La bête dans la jungle

Un film de Patric Chiha, avec Anaïs Demoustier, Tom Mercier, Béatrice Dalle, 1h40, drame.

Le film qui m’a plu

……………..Par……

Par Roseline Cayla, EPU d’Angers-Cholet

 

Laissez-vous tenter par ce film de Patric Chiha qui est une magnifique adaptation du roman de l’écrivain anglo-saxon Henry James, roman paru en 1903. Titre bien mystérieux, et bien sûr métaphorique, puisque cette histoire se passe en ville, plus précisément, pour ce qui concerne le film, dans une boîte de nuit.

 

John (Tom Mercier) ce jour-là n’a pas de monnaie pour le monsieur-pipi et May (Anaïs Demoustier) discrètement lui passe une pièce dans la main. C’est ainsi qu’ils se rencontrent. Elle a l’impression de l’avoir déjà vu, il y a longtemps, et c’est exact. Lui ne se souvient plus, mais il a quelque chose à lui dire, qui paraît si étrange que l’on se demande pourquoi May accepte de le suivre dans ce qui ressemble à un délire mystique ! Il a l’intuition qu’un événement important doit arriver et qui décidera du cours de sa vie. Il pense qu’il a été choisi pour le voir. « Ce n’est pas religieux, ce n’est pas une œuvre à accomplir », dit-il à May intriguée qui le questionne, mais c’est quelque chose qui le dépasse.

 

John parle peu, plongé dans son monde intérieur.
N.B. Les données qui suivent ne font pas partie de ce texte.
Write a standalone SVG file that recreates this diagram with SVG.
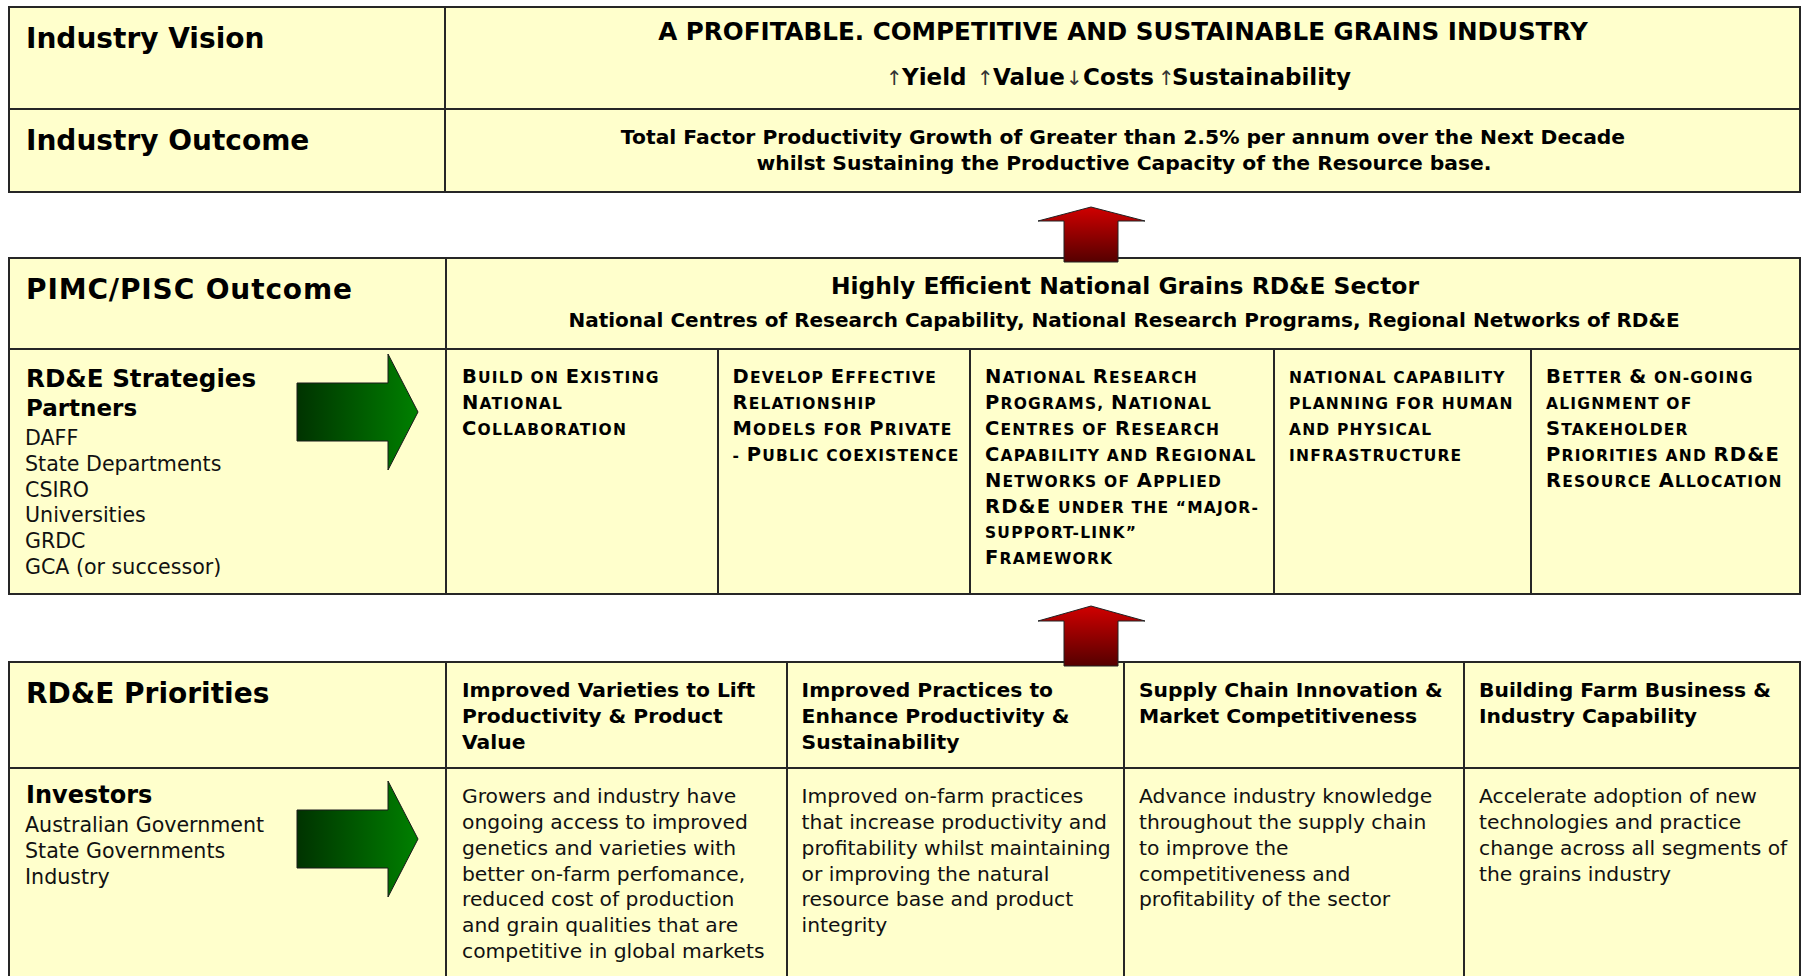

Il est solitaire mais cela lui importe peu. « N’est-ce pas l’amour qu’il attend ? », lui demande May ? « Non, car l’amour, dit-il désabusé, l’amour a une fin, la quête reprend alors et c’est toujours le même scénario ». Non, ce qu’il attend est bien au-dessus de cela. Cela se manifestera un jour à lui, et il demande à May si elle veut bien attendre cette chose avec lui, car cette chose qu’il ne connaît pas, il ne doute pas de sa réalité, et il l’attend avec anxiété. Il redoute de la voir arriver, ce soir peut-être ?

 

Ainsi durant vingt-cinq ans John et May vont se retrouver le samedi soir dans ce même dancing sans nom, à attendre cette chose ! Lui ne danse jamais et ne sait pas danser ! May, qui a un compagnon, Pierre, de danseuse qu’elle était devient avec John spectatrice, comme aimantée par cet homme avec qui rien ne se passe d’autre qu’une conversation en pointillés… Cette étrange histoire est ponctuée en voix off par le narrateur qui reprend quelques phrases du livre.

 

À travers celle-ci, nous voyons de 1979 à 2004 la musique évoluer (les amateurs de dancing seront ravis !) et sans sortir de la boîte, nous percevons aussi le monde extérieur. Au fil des ans, plusieurs sont emportés par le sida. D’autres, après une insouciante vie de fête, font une fin en se mariant ! On perçoit aussi les attentats, l’atmosphère change, soudain la musique devient inquiétante, on entend comme des coups sourds : que se passe-t-il ? Et puis toute une société se devine à travers le monde de la nuit, sur lequel veille l’énigmatique « physionomiste » enveloppée dans son manteau noir à capuchon (Béatrice Dalle).

 

Film prenant ! Vers la fin, symbole peut-être de l’inversion des valeurs : lorsque John erre solitaire dans le quartier et veut aller vers un groupe d’ados qui dansent, il s’attire cette réponse de la part d’un jeune, un enfant qu’il avait vu autrefois auprès de la gardienne de la boîte : « Ne restez pas là, monsieur, c’est interdit aux adultes. » Le monde a changé !

 

On peut voir ce film comme un conte philosophique. Celui qui veut économiser sa vie la perdra… Faut-il déplorer que le monde ne soit pas parfait ? Un homme reste au bord de la vie, persuadé qu’on ne peut rien partager qui vaille avec les autres. Quelle est cette bête menaçante dans la jungle de la vie ? Le combat aura-t-il lieu enfin ?… Peut-on vivre si on craint toujours de passer à côté de sa vie et faire le mauvais choix ? En nous montrant un monde frivole, (c’est-à-dire « le monde » au sens johanique du terme, notre monde !) ce film offre maints sujets de méditation.